Round-up of demonstrations marking World Press Freedom Day
Organisation:
While Reporters Without Borders was staging a protest outside the Iranian embassy in Paris on 3 May, World Press Freedom Day, our correspondents and other journalists organised activities in many former Soviet republics to mark the occasion. A round-up of the more noteworthy events:
Armenia
A photo exhibition entitled “Press freedom, the right to know” was organised in the capital, Yerevan, by the Armenian Centre for Freedom of Information in cooperation with the Organisation for Security and Cooperation in Europe and the United Nations Public Information Department with the aim stressing the need for access to information as a condition for free expression. The show’s 30 photos reflected the importance of the right to news and information and the state’s duty to ensure this right is respected. The opening was attended by journalists and representatives of state institutions and civil society organisations.
Azerbaijan
Independent Azerbaijani journalists gathered at the grave of Elmar Huseynov, the editor of the magazine Monitor and one of the country’s leading journalists, who was murdered on 3 March 2005. It has been a tradition to pay tribute to Huseynov every year on World Press Freedom day ever since his death. No one was ever arrested for his murder.
A round table discussion on Internet freedom was also organised.
Georgia
Several regional newspapers published an issue on 3 May with the front page completely blank except for the words “Give us information.” A dozen media supported the protest, designed to draw attention to the difficulties journalists often encounter in obtaining official information. The authorities have often refused to allow access to information since 2000.
Moldova
Although Moldovan civil society has long been rather moribund, several NGOs specialising in media matters organised a series of activities in the capital, Chisinau, to draw the public’s attention to the problems that journalists encounter in Moldova.
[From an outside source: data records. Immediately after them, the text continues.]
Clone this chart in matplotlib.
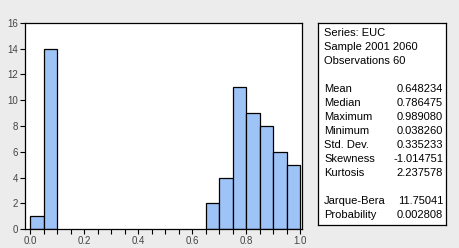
import matplotlib.pyplot as plt
import numpy as np
from matplotlib.ticker import MultipleLocator

# histogram bins (width 0.05) and counts
bin_edges = np.round(np.arange(0.0, 1.0001, 0.05), 2)
counts = [1, 14, 0, 0, 0, 0, 0, 0, 0, 0, 0, 0, 0, 2, 4, 11, 9, 8, 6, 5]

header = ['Series: EUC', 'Sample 2001 2060', 'Observations 60']
stat_names = ['Mean', 'Median', 'Maximum', 'Minimum', 'Std. Dev.',
              'Skewness', 'Kurtosis']
stat_values = ['0.648234', '0.786475', '0.989080', '0.038260', '0.335233',
               '-1.014751', '2.237578']
test_names = ['Jarque-Bera', 'Probability']
test_values = ['11.75041', '0.002808']

plt.rcParams['font.family'] = ['Liberation Sans', 'DejaVu Sans']
bg = '#ececec'

fig = plt.figure(figsize=(4.59, 2.48), dpi=100, facecolor=bg)
W, H = 459, 248
ax = fig.add_axes([25 / W, 1 - 229 / H, (302 - 25) / W, (229 - 23) / H])
ax.set_facecolor('white')

left = bin_edges[:-1]
for x0, c in zip(left, counts):
    if c > 0:
        ax.bar(x0, c, width=0.05, align='edge', color='#9ec3f7',
               edgecolor='black', linewidth=0.9)

ax.set_xlim(-0.019, 1.006)
ax.set_ylim(0, 16)
ax.xaxis.set_minor_locator(MultipleLocator(0.05))
ax.yaxis.set_major_locator(MultipleLocator(2))
ax.set_xticks(np.arange(0, 1.01, 0.2))
ax.set_xticklabels(['0.0', '0.2', '0.4', '0.6', '0.8', '1.0'])
ax.tick_params(axis='both', which='both', direction='out', length=3.5,
               width=0.8, labelsize=7, colors='black', labelcolor='#444444',
               pad=1.5)
for s in ax.spines.values():
    s.set_linewidth(0.9)

# statistics box
bax = fig.add_axes([318 / W, 1 - 225 / H, (446 - 318) / W, (225 - 23) / H])
bax.set_xlim(318, 446)
bax.set_ylim(225, 23)
bax.set_xticks([])
bax.set_yticks([])
bax.set_facecolor('white')
for s in bax.spines.values():
    s.set_linewidth(0.9)

fs = 8
y = 33
for t in header:
    bax.text(324, y, t, fontsize=fs, va='center', ha='left')
    y += 14
y += 14
for n, v in zip(stat_names, stat_values):
    bax.text(324, y, n, fontsize=fs, va='center', ha='left')
    bax.text(443, y, v, fontsize=fs, va='center', ha='right')
    y += 14
y += 14
for n, v in zip(test_names, test_values):
    bax.text(324, y, n, fontsize=fs, va='center', ha='left')
    bax.text(443, y, v, fontsize=fs, va='center', ha='right')
    y += 14

fig.savefig('out.png', dpi=100, facecolor=bg)
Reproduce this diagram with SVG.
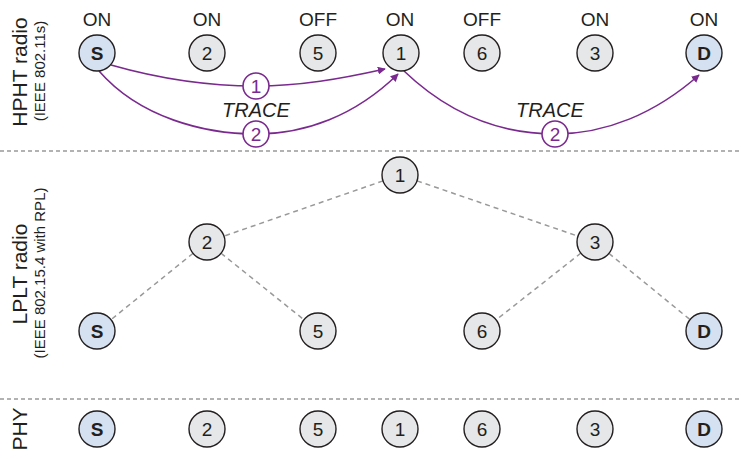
<svg xmlns="http://www.w3.org/2000/svg" width="741" height="459" viewBox="0 0 741 459">
<defs>
<style>
text{font-family:"Liberation Sans",Arial,sans-serif;fill:#231f20}
.n circle{fill:#e6e7e8;stroke:#231f20;stroke-width:1.4}
.n.e circle{fill:#d5e0f0}
.n text{font-size:19px;text-anchor:middle}
.n.e text{font-weight:bold}
.st{font-size:19px;text-anchor:middle}
.sep{stroke:#999;stroke-width:1.5;stroke-dasharray:4 3}
.tree line{stroke:#999;stroke-width:1.5;stroke-dasharray:5 4}
.tr path{fill:none;stroke:#7a2a8e;stroke-width:1.6;marker-end:url(#ah)}
.lb circle{fill:#fff;stroke:#7a2a8e;stroke-width:1.6}
.lb text{fill:#7a2a8e;font-size:19px;text-anchor:middle}
.trace{font-size:20px;font-style:italic;text-anchor:middle}
.big{font-size:21px;text-anchor:middle}
.sm{font-size:15px;text-anchor:middle}
</style>
<marker id="ah" viewBox="0 0 10 10" refX="9" refY="5" markerWidth="8" markerHeight="8" markerUnits="userSpaceOnUse" orient="auto">
<path d="M0,0 L10,5 L0,10 z" fill="#7a2a8e"/>
</marker>
</defs>
<rect width="741" height="459" fill="#fff"/>
<line class="sep" x1="0" y1="151" x2="741" y2="151"/>
<line class="sep" x1="0" y1="399" x2="741" y2="399"/>
<g id="side-labels">
<text class="big" transform="translate(27,72) rotate(-90)">HPHT radio</text>
<text class="sm" transform="translate(45,71) rotate(-90)">(IEEE 802.11s)</text>
<text class="big" transform="translate(27,274) rotate(-90)">LPLT radio</text>
<text class="sm" transform="translate(45,273) rotate(-90)">(IEEE 802.15.4 with RPL)</text>
<text class="big" transform="translate(27,429) rotate(-90)">PHY</text>
</g>
<g id="states">
<text class="st" x="97" y="26">ON</text>
<text class="st" x="207" y="26">ON</text>
<text class="st" x="318" y="26">OFF</text>
<text class="st" x="400" y="26">ON</text>
<text class="st" x="482" y="26">OFF</text>
<text class="st" x="595" y="26">ON</text>
<text class="st" x="704" y="26">ON</text>
</g>
<g id="connectors">
<g class="tree">
<line x1="400" y1="175" x2="207" y2="242"/>
<line x1="400" y1="175" x2="595" y2="242"/>
<line x1="207" y1="242" x2="97" y2="331"/>
<line x1="207" y1="242" x2="318" y2="331"/>
<line x1="595" y1="242" x2="482" y2="331"/>
<line x1="595" y1="242" x2="704" y2="331"/>
</g>
<g class="tr">
<path d="M111,65 C160,79 210,86 256,86 C300,86 340,79 385,69"/>
<path d="M99,71 C140,118 205,134 256,134 C305,134 355,116 398,74"/>
<path d="M404,71 C450,115 500,134 555,134 C605,134 655,114 699,75"/>
</g>
</g>
<g id="hpht-nodes">
<g id="h-S" class="n e"><circle cx="97" cy="53" r="18"/><text x="97" y="60">S</text></g>
<g id="h-2" class="n"><circle cx="207" cy="53" r="18"/><text x="207" y="60">2</text></g>
<g id="h-5" class="n"><circle cx="318" cy="53" r="18"/><text x="318" y="60">5</text></g>
<g id="h-1" class="n"><circle cx="401" cy="53" r="18"/><text x="401" y="60">1</text></g>
<g id="h-6" class="n"><circle cx="482" cy="53" r="18"/><text x="482" y="60">6</text></g>
<g id="h-3" class="n"><circle cx="595" cy="53" r="18"/><text x="595" y="60">3</text></g>
<g id="h-D" class="n e"><circle cx="704" cy="53" r="18"/><text x="704" y="60">D</text></g>
</g>
<g id="trace-labels">
<g id="lb1" class="lb"><circle cx="256" cy="86" r="13"/><text x="256" y="93">1</text></g>
<g id="lb2" class="lb"><circle cx="256" cy="134" r="13"/><text x="256" y="141">2</text></g>
<g id="lb3" class="lb"><circle cx="555" cy="134" r="13"/><text x="555" y="141">2</text></g>
<text class="trace" x="256" y="117">TRACE</text>
<text class="trace" x="550" y="117">TRACE</text>
</g>
<g id="lplt-nodes">
<g id="l-1" class="n"><circle cx="400" cy="175" r="18"/><text x="400" y="182">1</text></g>
<g id="l-2" class="n"><circle cx="207" cy="242" r="18"/><text x="207" y="249">2</text></g>
<g id="l-3" class="n"><circle cx="595" cy="242" r="18"/><text x="595" y="249">3</text></g>
<g id="l-S" class="n e"><circle cx="97" cy="331" r="18"/><text x="97" y="338">S</text></g>
<g id="l-5" class="n"><circle cx="318" cy="331" r="18"/><text x="318" y="338">5</text></g>
<g id="l-6" class="n"><circle cx="482" cy="331" r="18"/><text x="482" y="338">6</text></g>
<g id="l-D" class="n e"><circle cx="704" cy="331" r="18"/><text x="704" y="338">D</text></g>
</g>
<g id="phy-nodes">
<g id="p-S" class="n e"><circle cx="97" cy="429" r="18"/><text x="97" y="436">S</text></g>
<g id="p-2" class="n"><circle cx="207" cy="429" r="18"/><text x="207" y="436">2</text></g>
<g id="p-5" class="n"><circle cx="318" cy="429" r="18"/><text x="318" y="436">5</text></g>
<g id="p-1" class="n"><circle cx="400" cy="429" r="18"/><text x="400" y="436">1</text></g>
<g id="p-6" class="n"><circle cx="482" cy="429" r="18"/><text x="482" y="436">6</text></g>
<g id="p-3" class="n"><circle cx="595" cy="429" r="18"/><text x="595" y="436">3</text></g>
<g id="p-D" class="n e"><circle cx="704" cy="429" r="18"/><text x="704" y="436">D</text></g>
</g>
</svg>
The Young Journalists Centre organised a flashmob aimed at highlighting the over-politicisation of the Moldovan media. The video of the demonstration shows a dozen participants wearing white T-shirts bearing the names of various political parties that were finally removed to symbolise the need for the media to serve the public and not politics.
A news conference at the Independent Centre for Journalists gave an evaluation of the situation of the media in the past 12 months while the Moldova Union of Journalists organised a meeting at which journalists were encouraged to rise to the challenge of independence while the authorities were urged to do their utmost to obtain the release of Ernest Vardanean, a journalist detained in the breakaway region of Transnistria.
Ukraine
More than 50 journalists employed by the daily Express demonstrated in the main railway station in the western city of Lviv. Chanting “Where are we going?” and other slogans, six of them chained themselves to a Russia-bound train from western Europe which they said symbolised the evolving press freedom situation in Ukraine since Viktor Yanukovych became president in February. Like the train, Ukraine was moving from the West, which had press freedom, to Russia, which had little. Already, press freedom now “exists only on paper” in Ukraine, they said.
One of the journalists read out this statement: “We protest against the attacks on journalists, we protest against the harassment of journalists and we protest because we want to live. We call for the safety of journalists to be guaranteed and for all the violence against journalists to be investigated immediately, so that all those responsible are punished. We demand action not words! Where are we going, Mr. Yanukovych?”
The Media Institute and the Union of Kiev Independent Media presented their list of “Enemies of the Press in 2009.” Ukraine’s attorney-general, Oleksander Medvedko, was top of the list. Yanukovych, who did not become president until February of this year, was tenth on the list.
Reporters Without Borders congratulates the journalists and organisations that organised these activities and hopes they bear fruit. World Press Freedom Day offers an opportunity both to remind governments of their obligations towards the media and to emphasize the need to defend media freedom to the public, which does not always feel concerned by this issue.